> [WHAT IS NEEDED]: Take every line from the first down to the line with "0.995, 0.998, 1.0]" and set it down exactly, without the pictures.

^^^^

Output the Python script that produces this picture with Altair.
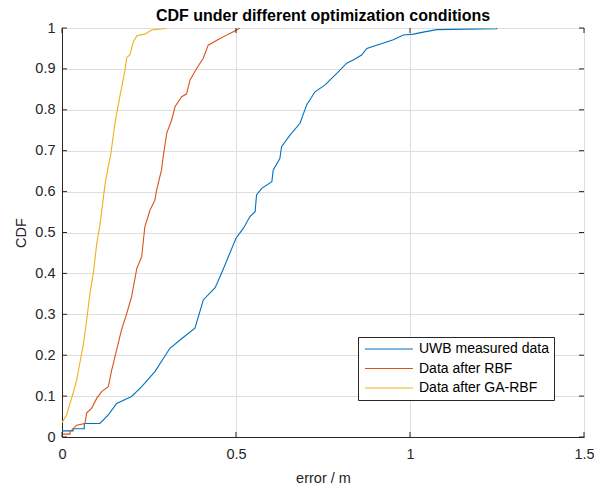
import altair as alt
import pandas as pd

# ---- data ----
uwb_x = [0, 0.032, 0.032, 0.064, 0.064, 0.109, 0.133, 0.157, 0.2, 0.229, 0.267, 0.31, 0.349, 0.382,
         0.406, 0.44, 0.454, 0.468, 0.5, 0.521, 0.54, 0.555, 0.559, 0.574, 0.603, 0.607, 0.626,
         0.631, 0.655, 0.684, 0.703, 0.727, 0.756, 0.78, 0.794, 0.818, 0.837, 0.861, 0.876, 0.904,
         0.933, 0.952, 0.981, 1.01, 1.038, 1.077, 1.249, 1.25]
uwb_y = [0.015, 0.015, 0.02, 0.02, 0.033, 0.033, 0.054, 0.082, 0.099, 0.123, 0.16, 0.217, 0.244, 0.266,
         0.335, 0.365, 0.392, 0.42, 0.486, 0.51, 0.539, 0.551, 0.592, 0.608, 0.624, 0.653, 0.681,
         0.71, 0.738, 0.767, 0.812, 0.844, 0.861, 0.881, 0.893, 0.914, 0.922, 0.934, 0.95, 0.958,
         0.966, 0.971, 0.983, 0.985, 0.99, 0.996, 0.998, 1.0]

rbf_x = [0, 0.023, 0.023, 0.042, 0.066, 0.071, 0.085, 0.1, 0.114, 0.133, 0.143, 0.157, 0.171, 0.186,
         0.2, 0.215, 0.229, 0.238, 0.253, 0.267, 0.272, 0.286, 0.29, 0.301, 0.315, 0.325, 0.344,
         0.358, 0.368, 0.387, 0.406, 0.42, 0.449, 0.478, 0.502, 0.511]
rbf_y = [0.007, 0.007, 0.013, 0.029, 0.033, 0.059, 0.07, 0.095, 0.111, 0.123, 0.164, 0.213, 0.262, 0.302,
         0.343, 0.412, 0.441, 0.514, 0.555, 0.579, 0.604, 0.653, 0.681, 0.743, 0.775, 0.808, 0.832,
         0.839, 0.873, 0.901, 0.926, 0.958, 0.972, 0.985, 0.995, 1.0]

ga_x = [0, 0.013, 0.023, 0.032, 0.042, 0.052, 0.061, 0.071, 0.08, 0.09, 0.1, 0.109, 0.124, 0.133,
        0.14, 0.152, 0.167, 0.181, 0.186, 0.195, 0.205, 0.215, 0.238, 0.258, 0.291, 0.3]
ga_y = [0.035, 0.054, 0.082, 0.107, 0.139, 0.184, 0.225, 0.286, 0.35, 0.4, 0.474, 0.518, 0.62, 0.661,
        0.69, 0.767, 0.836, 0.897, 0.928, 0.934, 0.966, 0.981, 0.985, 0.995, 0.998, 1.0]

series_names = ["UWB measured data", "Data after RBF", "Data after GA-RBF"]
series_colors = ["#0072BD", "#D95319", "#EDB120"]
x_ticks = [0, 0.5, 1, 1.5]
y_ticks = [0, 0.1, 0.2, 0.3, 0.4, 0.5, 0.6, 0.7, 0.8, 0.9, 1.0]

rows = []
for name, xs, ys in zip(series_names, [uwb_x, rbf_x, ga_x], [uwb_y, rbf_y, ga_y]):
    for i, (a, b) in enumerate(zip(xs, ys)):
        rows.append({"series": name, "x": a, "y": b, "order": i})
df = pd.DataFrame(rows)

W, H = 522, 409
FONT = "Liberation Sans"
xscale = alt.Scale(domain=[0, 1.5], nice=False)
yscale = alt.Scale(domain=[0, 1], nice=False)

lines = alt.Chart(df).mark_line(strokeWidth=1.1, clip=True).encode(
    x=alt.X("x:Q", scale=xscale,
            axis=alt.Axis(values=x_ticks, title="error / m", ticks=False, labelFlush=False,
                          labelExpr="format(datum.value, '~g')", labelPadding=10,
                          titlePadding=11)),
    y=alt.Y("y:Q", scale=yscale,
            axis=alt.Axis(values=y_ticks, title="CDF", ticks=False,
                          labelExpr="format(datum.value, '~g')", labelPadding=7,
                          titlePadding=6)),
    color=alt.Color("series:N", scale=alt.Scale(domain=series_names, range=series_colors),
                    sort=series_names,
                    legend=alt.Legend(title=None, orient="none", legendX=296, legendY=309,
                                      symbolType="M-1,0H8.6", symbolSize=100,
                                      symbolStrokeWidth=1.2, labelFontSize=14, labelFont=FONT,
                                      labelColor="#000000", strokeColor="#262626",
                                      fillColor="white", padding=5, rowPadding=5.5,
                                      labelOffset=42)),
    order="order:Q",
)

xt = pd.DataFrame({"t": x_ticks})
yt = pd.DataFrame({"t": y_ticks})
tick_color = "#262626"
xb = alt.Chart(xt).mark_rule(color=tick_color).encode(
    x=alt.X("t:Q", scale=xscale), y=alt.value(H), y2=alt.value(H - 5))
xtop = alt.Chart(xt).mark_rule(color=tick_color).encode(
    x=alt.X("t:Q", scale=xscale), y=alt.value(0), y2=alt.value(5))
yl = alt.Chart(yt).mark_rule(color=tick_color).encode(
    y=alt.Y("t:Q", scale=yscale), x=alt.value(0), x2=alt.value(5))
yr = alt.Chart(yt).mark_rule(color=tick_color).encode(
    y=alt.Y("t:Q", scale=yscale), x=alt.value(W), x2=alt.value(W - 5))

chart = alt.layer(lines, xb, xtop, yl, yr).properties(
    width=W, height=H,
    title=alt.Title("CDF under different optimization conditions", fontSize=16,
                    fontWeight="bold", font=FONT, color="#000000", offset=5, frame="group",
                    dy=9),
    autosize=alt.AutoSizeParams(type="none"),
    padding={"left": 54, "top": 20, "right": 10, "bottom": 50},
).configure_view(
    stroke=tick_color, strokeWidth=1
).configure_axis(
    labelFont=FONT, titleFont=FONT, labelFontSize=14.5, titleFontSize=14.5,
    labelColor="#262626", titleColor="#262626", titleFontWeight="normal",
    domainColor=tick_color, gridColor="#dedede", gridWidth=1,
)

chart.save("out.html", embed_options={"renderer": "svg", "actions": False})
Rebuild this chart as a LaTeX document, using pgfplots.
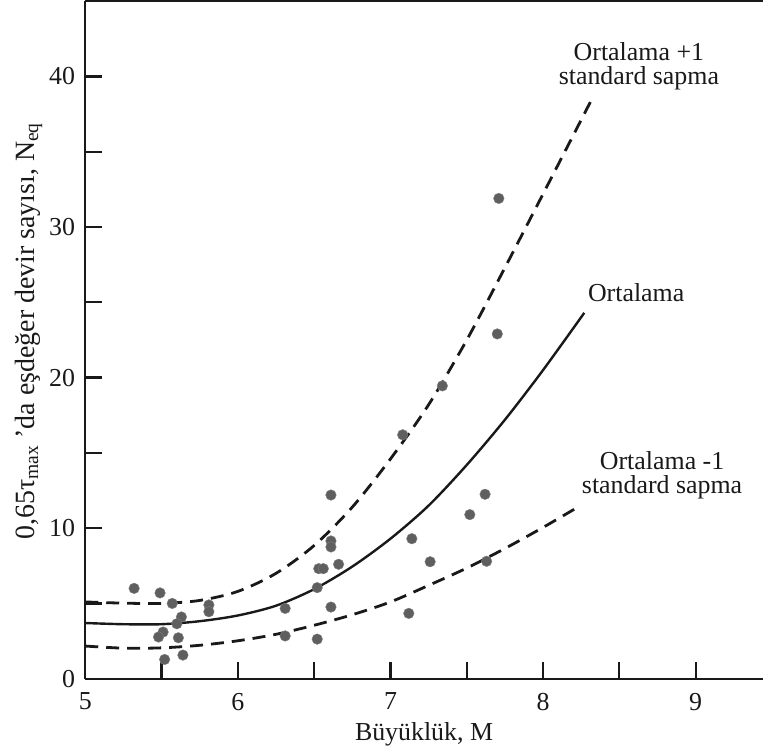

^^^^

> [RESPONSE TO THE EXERCISE]:
Output the Python script that produces this picture with Altair.
import altair as alt
import pandas as pd

# ---- data ----
uwb_x = [0, 0.032, 0.032, 0.064, 0.064, 0.109, 0.133, 0.157, 0.2, 0.229, 0.267, 0.31, 0.349, 0.382,
         0.406, 0.44, 0.454, 0.468, 0.5, 0.521, 0.54, 0.555, 0.559, 0.574, 0.603, 0.607, 0.626,
         0.631, 0.655, 0.684, 0.703, 0.727, 0.756, 0.78, 0.794, 0.818, 0.837, 0.861, 0.876, 0.904,
         0.933, 0.952, 0.981, 1.01, 1.038, 1.077, 1.249, 1.25]
uwb_y = [0.015, 0.015, 0.02, 0.02, 0.033, 0.033, 0.054, 0.082, 0.099, 0.123, 0.16, 0.217, 0.244, 0.266,
         0.335, 0.365, 0.392, 0.42, 0.486, 0.51, 0.539, 0.551, 0.592, 0.608, 0.624, 0.653, 0.681,
         0.71, 0.738, 0.767, 0.812, 0.844, 0.861, 0.881, 0.893, 0.914, 0.922, 0.934, 0.95, 0.958,
         0.966, 0.971, 0.983, 0.985, 0.99, 0.996, 0.998, 1.0]

rbf_x = [0, 0.023, 0.023, 0.042, 0.066, 0.071, 0.085, 0.1, 0.114, 0.133, 0.143, 0.157, 0.171, 0.186,
         0.2, 0.215, 0.229, 0.238, 0.253, 0.267, 0.272, 0.286, 0.29, 0.301, 0.315, 0.325, 0.344,
         0.358, 0.368, 0.387, 0.406, 0.42, 0.449, 0.478, 0.502, 0.511]
rbf_y = [0.007, 0.007, 0.013, 0.029, 0.033, 0.059, 0.07, 0.095, 0.111, 0.123, 0.164, 0.213, 0.262, 0.302,
         0.343, 0.412, 0.441, 0.514, 0.555, 0.579, 0.604, 0.653, 0.681, 0.743, 0.775, 0.808, 0.832,
         0.839, 0.873, 0.901, 0.926, 0.958, 0.972, 0.985, 0.995, 1.0]

ga_x = [0, 0.013, 0.023, 0.032, 0.042, 0.052, 0.061, 0.071, 0.08, 0.09, 0.1, 0.109, 0.124, 0.133,
        0.14, 0.152, 0.167, 0.181, 0.186, 0.195, 0.205, 0.215, 0.238, 0.258, 0.291, 0.3]
ga_y = [0.035, 0.054, 0.082, 0.107, 0.139, 0.184, 0.225, 0.286, 0.35, 0.4, 0.474, 0.518, 0.62, 0.661,
        0.69, 0.767, 0.836, 0.897, 0.928, 0.934, 0.966, 0.981, 0.985, 0.995, 0.998, 1.0]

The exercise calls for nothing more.